Phase III study of AFOLIA, a biosimilar r-FSH meets its endpoint

Published on June 6, 2012 at 11:09 AM · No Comments

FINOX Biotech (Finox AG) announced today that the pivotal phase III study (FIN3001) with AFOLIA, a biosimilar recombinant Follicle Stimulating Hormone (r-FSH), in patients undergoing assisted reproduction technology (ART), has met its primary endpoint.

AFOLIA demonstrated clinical and statistical equivalence to the reference product, Gonal-f . Equivalence was defined by retrieving similar numbers of oocytes during a standard treatment duration of 10 to 16 days with a fixed dose of r-FSH. The equivalence margins required that the difference in the number of oocytes retrieved not exceed ±2.9 oocytes. 

Results prove that AFOLIA is “biosimilar” to Gonal-f : the number of oocytes retrieved were 11.3 in the AFOLIA group, compared to 10.8 in the Gonal-f group. The treatment difference was 0.52 with a 95%CI of -0.81 to 1.79. The pre-defined equivalence margin was met. 

Anjan Selz, Chief Executive Officer of FINOX Biotech commented: "I am extremely pleased with the outstanding FIN3001 results. We will be working with the Health Authorities to make this valuable biosimilar medicine available to ART patients as soon as possible.

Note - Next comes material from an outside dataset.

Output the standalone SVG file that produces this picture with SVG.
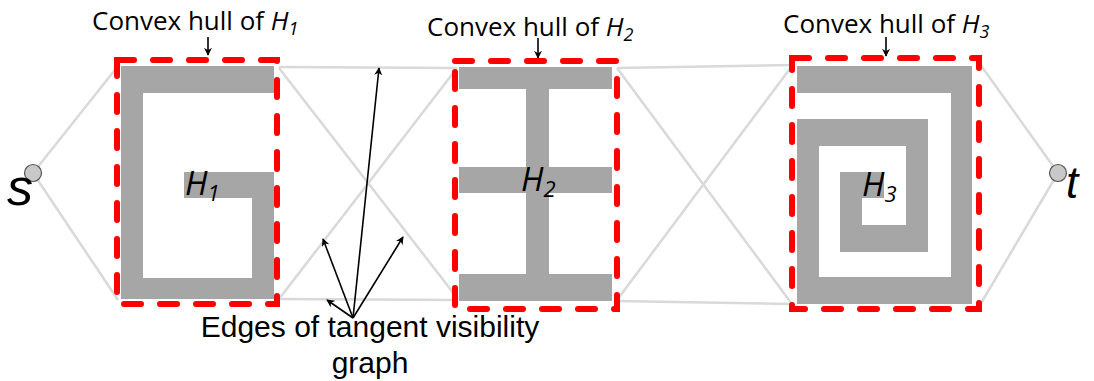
<svg xmlns="http://www.w3.org/2000/svg" width="1094" height="381" viewBox="0 0 1094 381">
<style>
.edge{stroke:#d9d9d9;stroke-width:2.5;fill:none}
.obs{fill:#a6a6a6}
.hull{fill:none;stroke:#ff0000;stroke-width:6;stroke-dasharray:17 19;stroke-linecap:round}
.ptr{stroke:#000;stroke-width:1.6;fill:none;marker-end:url(#ah)}
.lbl{font-family:"Open Sans","Liberation Sans",sans-serif;font-size:26px;fill:#000}
.hl{font-family:"Open Sans","Liberation Sans",sans-serif;font-size:33px;font-style:italic;fill:#000}
.cap{font-family:"Liberation Sans",Arial,sans-serif;font-size:30px;fill:#000}
.pt{fill:#c8c8c8;stroke:#555;stroke-width:1.2}
.term{font-family:"Liberation Sans",Arial,sans-serif;font-style:italic;fill:#000}
</style>
<defs>
<marker id="ah" viewBox="0 0 10 10" refX="9" refY="5" markerWidth="8" markerHeight="8" markerUnits="userSpaceOnUse" orient="auto">
<path d="M0,0 L10,5 L0,10 L3,5 Z" fill="#000"/>
</marker>
</defs>
<rect width="1094" height="381" fill="#fff"/>
<g id="connectors">
<line class="edge" x1="33" y1="173" x2="118" y2="66"/>
<line class="edge" x1="33" y1="173" x2="118" y2="300"/>
<line class="edge" x1="279" y1="67" x2="457" y2="68"/>
<line class="edge" x1="279" y1="68" x2="458" y2="299"/>
<line class="edge" x1="279" y1="299" x2="457" y2="68"/>
<line class="edge" x1="279" y1="299" x2="458" y2="300"/>
<line class="edge" x1="617" y1="68" x2="792" y2="65"/>
<line class="edge" x1="617" y1="68" x2="792" y2="304"/>
<line class="edge" x1="617" y1="300" x2="792" y2="66"/>
<line class="edge" x1="617" y1="301" x2="792" y2="304"/>
<line class="edge" x1="977" y1="60" x2="1058" y2="173"/>
<line class="edge" x1="1058" y1="173" x2="977" y2="310"/>
</g>
<g id="H1">
<rect class="obs" x="121" y="66" width="153" height="27"/>
<rect class="obs" x="121" y="66" width="22" height="233"/>
<rect class="obs" x="121" y="278" width="153" height="21"/>
<rect class="obs" x="252" y="172" width="22" height="127"/>
<rect class="obs" x="184" y="172" width="90" height="26"/>
<rect class="hull" x="117" y="60" width="160" height="244"/>
<text class="hl" x="185" y="195">H<tspan font-size="22" dy="6">1</tspan></text>
<text class="lbl" x="92" y="30">Convex hull of <tspan font-style="italic">H</tspan><tspan font-style="italic" font-size="18" dy="5">1</tspan></text>
<line class="ptr" x1="208" y1="37" x2="208" y2="55"/>
</g>
<g id="H2">
<rect class="obs" x="459" y="67" width="153" height="22"/>
<rect class="obs" x="526" y="67" width="23" height="234"/>
<rect class="obs" x="459" y="167" width="153" height="26"/>
<rect class="obs" x="459" y="274" width="153" height="27"/>
<rect class="hull" x="455" y="61" width="162" height="248"/>
<text class="hl" x="521" y="191">H<tspan font-size="22" dy="6">2</tspan></text>
<text class="lbl" x="427" y="36">Convex hull of <tspan font-style="italic">H</tspan><tspan font-style="italic" font-size="18" dy="5">2</tspan></text>
<line class="ptr" x1="538" y1="38" x2="538" y2="58"/>
</g>
<g id="H3">
<rect class="obs" x="797" y="66" width="175" height="27"/>
<rect class="obs" x="951" y="66" width="21" height="238"/>
<rect class="obs" x="797" y="277" width="175" height="27"/>
<rect class="obs" x="797" y="119" width="22" height="185"/>
<rect class="obs" x="797" y="119" width="131" height="27"/>
<rect class="obs" x="906" y="119" width="22" height="133"/>
<rect class="obs" x="840" y="225" width="88" height="27"/>
<rect class="obs" x="840" y="172" width="22" height="80"/>
<rect class="obs" x="840" y="172" width="44" height="26"/>
<rect class="hull" x="792" y="58" width="187" height="251"/>
<text class="hl" x="862" y="196">H<tspan font-size="22" dy="6">3</tspan></text>
<text class="lbl" x="783" y="33">Convex hull of <tspan font-style="italic">H</tspan><tspan font-style="italic" font-size="18" dy="5">3</tspan></text>
<line class="ptr" x1="886" y1="37" x2="886" y2="56"/>
</g>
<g id="s">
<circle class="pt" cx="33" cy="173" r="8.5"/>
<text class="term" x="7" y="205" font-size="52">s</text>
</g>
<g id="t">
<circle class="pt" cx="1058" cy="173" r="8.5"/>
<text class="term" x="1066" y="198" font-size="44">t</text>
</g>
<g id="caption">
<line class="ptr" x1="353" y1="318" x2="327" y2="300"/>
<line class="ptr" x1="353" y1="318" x2="323" y2="239"/>
<line class="ptr" x1="353" y1="318" x2="379" y2="68"/>
<line class="ptr" x1="353" y1="318" x2="403" y2="237"/>
<text class="cap" x="370" y="337" text-anchor="middle">Edges of tangent visibility</text>
<text class="cap" x="370" y="373" text-anchor="middle">graph</text>
</g>
</svg>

Submission of the registration dossier to the European Health Authorities is expected by the fourth quarter of 2012.”

About the FIN3001 study

FIN3001 is an assessor-blinded, multicenter, phase III study including a total of 410 patients in a 2:1 randomization scheme in favor of AFOLIA. The treatment effect and the safety profile of AFOLIA in controlled ovarian stimulation is compared to the widely used reference medicine, Gonal-f . 

Secondary endpoints included the number of days treated with FSH, the total dose of FSH received, the quality of oocytes retrieved, the quality of embryos transferred and other important clinical parameters for ART. The results from the secondary endpoints were also similar in both treatment groups. 

About the safety and tolerability of AFOLIA

Both treatment groups showed a similar safety profile. The safety data set comprised 410 patients (randomized 2:1), who received at least one dose of study treatment. Mean exposure to study treatment was identical in both treatment groups. AFOLIA in this patient population was well tolerated. The number of adverse events reported and patients discontinuing treatment due to adverse events was very similar between the two groups.